Savunma Bakanı Yisrael Katz da yazılı bir açıklama yaparak Genelkurmay Başkanı Herzi Halevi’nin siyasi meselelerle ilişkilendirilmesinin kabul edilemez olduğunu belirtti. Katz, “İsrail ordusu, siyasi tartışmaların üzerinde yer alır ve bu tür spekülasyonlarla ilişkilendirilmesi kesinlikle yanlıştır. Genelkurmay Başkanı'nın görevi, ulusal güvenliği sağlamak ve siyasi meselelerden bağımsız bir şekilde hareket etmektir,” dedi.
Ben-Gvir, sosyal medya hesabından yaptığı açıklamalarda koalisyon ortağı Bezalel Smotrich’e çağrıda bulunarak, Netanyahu’nun ateşkesin ikinci aşamasından sonra Gazze’ye saldırılara devam edileceğini net bir şekilde dile getirmediğini savundu. Smotrich’in, Netanyahu hükümetine baskı yaparak ateşkes sürecinin ikinci aşamasını engellemesi gerektiğini belirtti.
Ben-Gvir, “Bu teslimiyet anlaşmasının birinci aşamasını engelleyemedim. Ancak ikinci aşamanın önüne geçmek için Smotrich’in desteğine ihtiyacım var. Netanyahu’ya istifa edeceğimizi söyle ancak İsrail ordusu savaşa kararlı bir şekilde dönerse koalisyona birlikte geri döneceğimizi açıklayalım,” ifadelerini kullandı.
Hamas ile İsrail arasında varılan ateşkes ve esir takası anlaşmasının, 19 Ocak sabahı itibarıyla uygulamaya girdiği açıklandı. Anlaşma çerçevesinde İsrail, Filistinli tutukluların bir kısmını serbest bırakmayı kabul ederken, Hamas’ın da elindeki İsrailli rehineleri salıvermesi öngörülüyor. Netanyahu, ateşkesin geçici bir adım olduğunu belirterek, şartların sağlanamaması durumunda Gazze’ye yönelik saldırıların yeniden başlayacağını ifade etti. Başbakan, “Bu savaş henüz sona ermedi. Ateşkes geçici bir süreç ve İsrail’in güvenliği her şeyin önündedir,” dedi.
Ben-Gvir ve lideri olduğu Yahudi Gücü Partisi’nin kabinedeki diğer üyelerinin, anlaşmanın uygulanması sonrası hükümetten istifa etmeyi planladıkları öğrenildi. Smotrich ise anlaşmaya başından beri karşı olduğunu belirterek, ateşkesin 42 günlük süresinin ardından ikinci aşamaya geçilmeden Gazze’ye yönelik saldırıların tekrar başlatılması gerektiğini söyledi.

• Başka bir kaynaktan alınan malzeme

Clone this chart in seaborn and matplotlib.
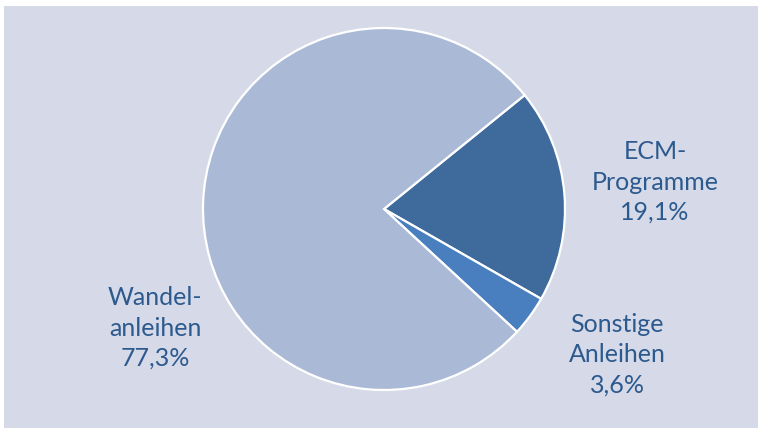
import matplotlib
matplotlib.use("Agg")
import matplotlib.pyplot as plt
import seaborn as sns
from matplotlib.patches import Rectangle

categories = ["ECM-\nProgramme", "Sonstige\nAnleihen", "Wandel-\nanleihen"]
shares = [19.1, 3.6, 77.3]
share_labels = ["19,1%", "3,6%", "77,3%"]
colors = ["#3f6a9c", "#4a7fbf", "#aabad6"]

sns.set_theme(style="white")
plt.rcParams["font.family"] = ["Lato", "DejaVu Sans"]

W, H = 764, 430
fig = plt.figure(figsize=(W / 100, H / 100), dpi=100)
fig.patch.set_facecolor("white")

ax = fig.add_axes([0, 0, 1, 1])
ax.patch.set_alpha(0)
cx, cy, r = 384, H - 209, 181
ax.pie(shares, colors=colors, startangle=39, counterclock=False, center=(cx, cy), radius=r,
       wedgeprops=dict(edgecolor="white", linewidth=1.6))
ax.add_patch(Rectangle((4, 2), 754, 422, facecolor="#d6dae8", edgecolor="none", zorder=-5))
ax.set_xlim(0, W)
ax.set_ylim(0, H)
ax.set_aspect("auto")
ax.axis("off")

label_pos = [(655, 182), (617, 355), (155, 328)]
txt_color = "#2c5a8e"
for cat, lab, (x, y) in zip(categories, share_labels, label_pos):
    ax.text(x, H - y, cat + "\n" + lab, ha="center", va="center", fontsize=18,
            color=txt_color, linespacing=1.38)

fig.savefig("out.png", dpi=100, facecolor="white")
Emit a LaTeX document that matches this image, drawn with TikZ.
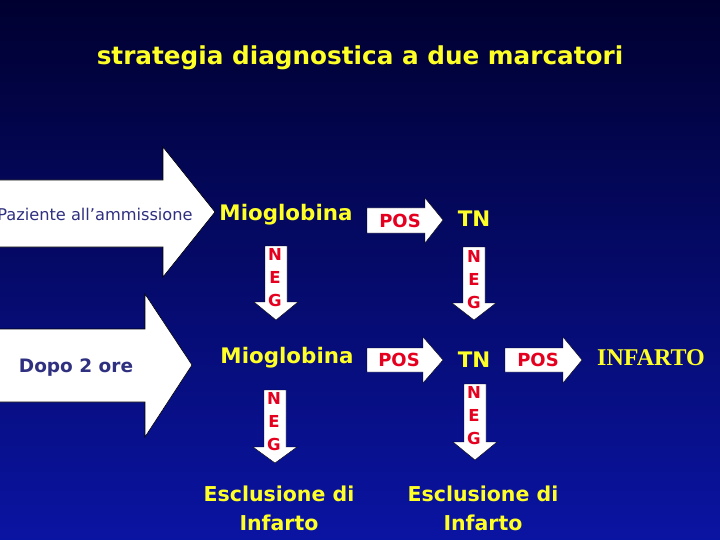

Ben-Gvir’in, hükümetteki diğer aşırı sağcı isimlerle birlikte Netanyahu’ya yönelik eleştirileri, İsrail koalisyon hükümetindeki kırılgan dengeyi gözler önüne seriyor. Netanyahu’nun ateşkesi destekleyen adımları, aşırı sağcı ortakları arasında büyük bir hayal kırıklığı yaratırken, bu durum İsrail siyasetindeki kutuplaşmayı daha da artırıyor.
Gazze’deki ateşkes ve esir takası anlaşması, sadece İsrail iç politikasında değil, uluslararası arenada da geniş yankı uyandırdı. Bölgedeki tansiyonun geçici olarak düşmesine rağmen, ateşkesin sürdürülebilirliği ve tarafların anlaşmaya bağlılığı konusundaki belirsizlik, bölgesel istikrarı tehdit etmeye devam ediyor.
Netanyahu’nun, aşırı sağcı ortakları ile yaşadığı bu gerilim, hükümetin uzun vadeli geleceği üzerinde ciddi soru işaretleri doğururken, Gazze’ye yönelik olası bir yeni operasyonun da kapıda olduğu sinyalini veriyor.